Measures includes 58, mostly free verse poems with occasional haiku. Imagery from the natural world is often employed to further its themes.
“Dusk,” for example, takes its cues from nature as the poet conjuring a landscape and time of day with colors, textures, and scents, creating a multi-layered sensory experience: “…soot-colored/ shearwaters blurring the horizon,/ the briny air of slack tide/ on up-canyon wind,/ the parading hours of dusk/ in which you whisper, slowly,/ the voice that yields me/ as though I am clay.” The diction is precise and elegant, employing alliteration and consonance throughout, while gradually drawing readers into a glimpse of the relationship of the speaker (“I”) with a particular “you.” This relationship gains emotional depth from being depicted in context of the physical landscape and arrival of day’s end.

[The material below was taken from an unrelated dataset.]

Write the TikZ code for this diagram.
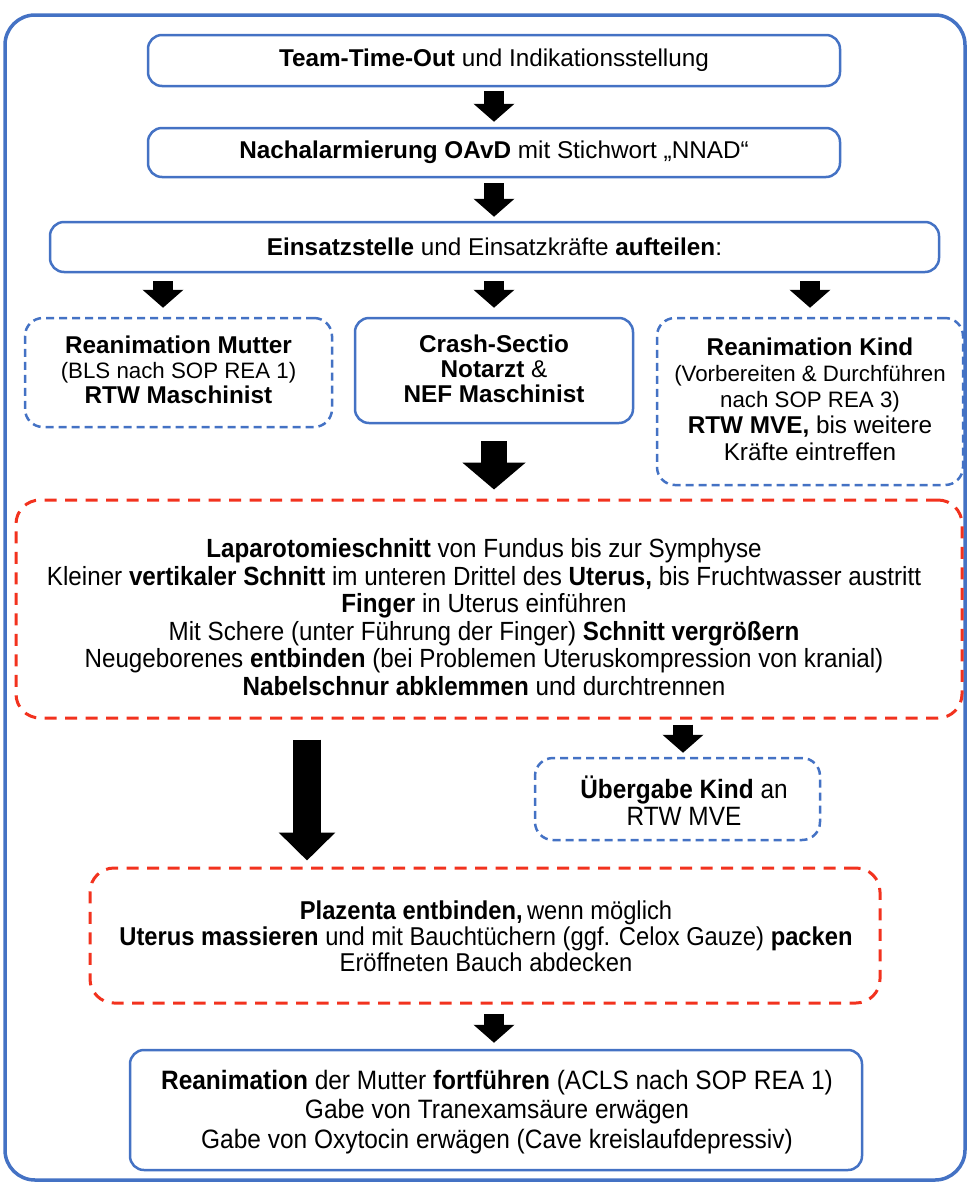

Many of Bruce’s images linger in the mind while also provoking strong emotion: “the rouge I smear/across my lips/when wrought/ with need”; “Dying oak/ veiled/ in moss”; “Twice this morning I stopped to listen: geese bellowing, gliding inland/ toward the marsh.”
Some pieces are less effective. For example, several statement poems are pure exposition, lacking the visceral impact of poems that set a scene while describing luminous particulars of the world. In “Decision,” for example, Bruce writes: “Surely, by now, you see/ that your indecisiveness/ was a worse fate than/ making the wrong decision.” “Destroy Me” presents a similar issue: “I gave you the power/ to destroy me, but/ trusted you not to.” Embedded within larger poems of greater sensory appeal, such brief statements would likely grow in their significance, but as free-standing poems, they fail to clear the high bar Bruce has set in her other offerings.
Nonetheless, Bruce’s collection offers many accomplished and memorable moments, reflecting great potential for reaching a wide poetry-reading audience.